** start of DATA EXCERPT **

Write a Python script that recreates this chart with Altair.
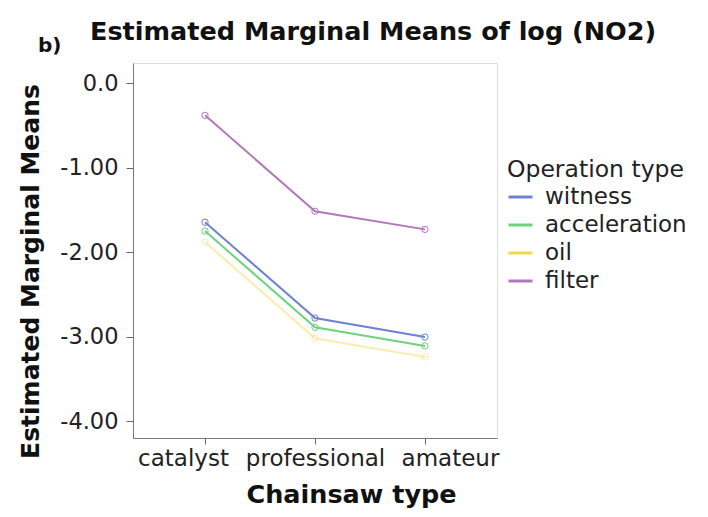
import altair as alt
import pandas as pd

chainsaw = ["catalyst", "professional", "amateur"]
operations = ["witness", "acceleration", "oil", "filter"]
witness = [-1.645, -2.78, -3.005]
acceleration = [-1.75, -2.89, -3.11]
oil = [-1.88, -3.02, -3.24]
filter_ = [-0.38, -1.515, -1.73]
colors = ["#6b82d6", "#6ed37a", "#efd84e", "#b376bb"]

rows = []
for op, vals in zip(operations, [witness, acceleration, oil, filter_]):
    for c, v in zip(chainsaw, vals):
        rows.append({"Chainsaw type": c, "Operation type": op, "mean": v})
df = pd.DataFrame(rows)

FONT = "DejaVu Sans"

x = alt.X("Chainsaw type:N", sort=chainsaw,
          scale=alt.Scale(type="point", padding=0.655),
          axis=alt.Axis(title="Chainsaw type", labelAngle=0, labelFontSize=23,
                        labelFont=FONT, labelColor="#222", labelPadding=3,
                        labelOffset={"condition": [
                            {"test": "datum.value === 'catalyst'", "value": -22},
                            {"test": "datum.value === 'amateur'", "value": 25}],
                            "value": 0},
                        tickSize=6, tickColor="#666", domainColor="#777",
                        titleFont=FONT, titleFontSize=25.5, titleFontWeight="bold",
                        titleColor="#111", titleX=218, titleY=44,
                        titleBaseline="top", titleAnchor="middle"))
y = alt.Y("mean:Q", scale=alt.Scale(domain=[-4.2, 0.24], nice=False, zero=False),
          axis=alt.Axis(title="Estimated Marginal Means", values=[0, -1, -2, -3, -4],
                        labelExpr="datum.value == 0 ? '0.0' : '-' + format(abs(datum.value), '.2f')",
                        labelFontSize=22.5, labelFont=FONT, labelColor="#222",
                        labelPadding=8, tickSize=7, tickColor="#666", domainColor="#777",
                        grid=False, titleFont=FONT, titleFontSize=25,
                        titleFontWeight="bold", titleColor="#111",
                        titleX=-95, titleY=208, titleBaseline="alphabetic"))
color = alt.Color("Operation type:N", sort=operations,
                  scale=alt.Scale(domain=operations, range=colors),
                  legend=alt.Legend(orient="none", legendX=374, legendY=95,
                                    symbolType="stroke", symbolSize=576,
                                    symbolStrokeWidth=3, labelFontSize=23,
                                    labelFont=FONT, labelColor="#222",
                                    titleFont=FONT, titleFontSize=23.5,
                                    titleFontWeight="normal", titleColor="#222",
                                    labelOffset=11, rowPadding=2, titlePadding=2))
op = alt.condition(alt.datum["Operation type"] == "oil", alt.value(0.45), alt.value(1.0))

base = alt.Chart(df)
lines = base.mark_line(strokeWidth=2).encode(x=x, y=y, color=color, opacity=op,
                                              detail="Operation type:N")
points = base.mark_point(shape="circle", filled=False, size=40, strokeWidth=1).encode(
    x=x, y=y, color=alt.Color("Operation type:N", sort=operations,
                              scale=alt.Scale(domain=operations, range=colors), legend=None),
    opacity=op)
texts = pd.DataFrame({"t": ["b)", "Estimated Marginal Means of log (NO2)"]})
label = alt.Chart(texts).transform_filter(alt.datum.t == "b)").mark_text(
    font=FONT, fontSize=20, fontWeight="bold", align="left", baseline="alphabetic",
    color="#111").encode(x=alt.value(-95), y=alt.value(-11), text="t:N")
title = alt.Chart(texts).transform_filter(alt.datum.t != "b)").mark_text(
    font=FONT, fontSize=25.5, fontWeight="bold", align="left", baseline="alphabetic",
    color="#111").encode(x=alt.value(-43), y=alt.value(-23), text="t:N")

chart = alt.layer(lines, points, label, title).properties(
    width=364, height=375,
    autosize=alt.AutoSizeParams(type="none"),
    padding={"left": 125, "top": 55, "right": 203, "bottom": 71},
).configure_view(stroke="#888", strokeWidth=1.5).configure(background="white")

chart.save("out.html", embed_options={"renderer": "svg", "actions": False})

** end of DATA EXCERPT **

Copy exactly the lines running from the beginning of the listing through the line that has "import pandas as pd". Drop the pictures.

EXERCISE OUTPUT ->
Write a Python script that recreates this chart with Altair.
import altair as alt
import pandas as pd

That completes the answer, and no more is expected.